To maintain high velocity in the team, we needed a way to make our application independent of the ESB. We ended up using Node Red Mockservice. Using this mockservice we are able to mock the ESB endpoints easily. By linking the Mockservice to our own Git repo, we can just add new flows for our components without being delayed by the ESB development team.
This is all running fine now, but does have some impact on our architecture which now looks like:
And, to make it complete, we did add an additional API to run functions which cannot be done by the Node application or ESB. This API is running on .Net Core. which will give us this setup:
Using only a mockservice for testing however is extremely risky. We just need to do E2E testing using the actual ESB services too which will give us our final setup:
Our first setup was designed to run on Azure as a full blown Paas application which will lead to a lot of PAAS resources where we need to define (and maintain) a lot of webapps and define and maintain a lot of deployments.
This was the time to rethink our cloud design. Setting up environments like this using Paas or VM’s is just taking a lot of time and effort.
Docker to the rescue!
Of course, this setup is screaming for a Docker setup, so we discussed this with the operations department and we decided to go for a hybrid Docker setup. We are still using Sitecore running in Azure as a Paas solution. Sitecore will be deployed using ARM and powershell. Our frontend applications however, will be running in AWS. This is done because the organization is already using AWS for a large part of their infrastructure in AWS.
And while we were discussing the migration to Docker, the operations department, who is in charge of the maintenance of the setup, proposed to use Kubernetes to orchestrate all these images which was an excellent proposal!

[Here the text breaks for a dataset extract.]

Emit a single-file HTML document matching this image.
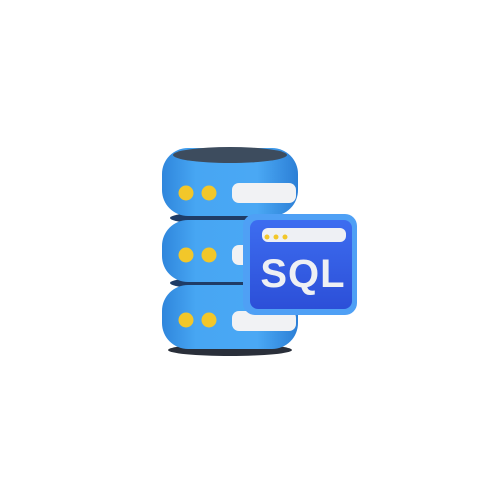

So our new setup is using Azure for Sitecore and AWS Kubernetes for hosting the containers. Unfortunately, Amazon is not offering a managed Kubernetes service yet (only in the US available) so we have to build our own cluster. When the cluster is up and running we will have a architecture like:
And that’s a far more cleaner setup then all these webapps! Running these containers in Kubernetes is giving us the flexibility we want. Think about all these great ways to deploy new features using the Kubernetes deploy strategies. And what about deployments itself, we do not need to deploy files anymore! We just deploy a state of the application which already contains all we need. Rolling back an application is just a rollback to a previous container (we will still face the challenge of rolling back Sitecore data).
For now, Kubernetes is the way to go for us and hopefully we will be able to get to the 100 Sitecore deployments a day!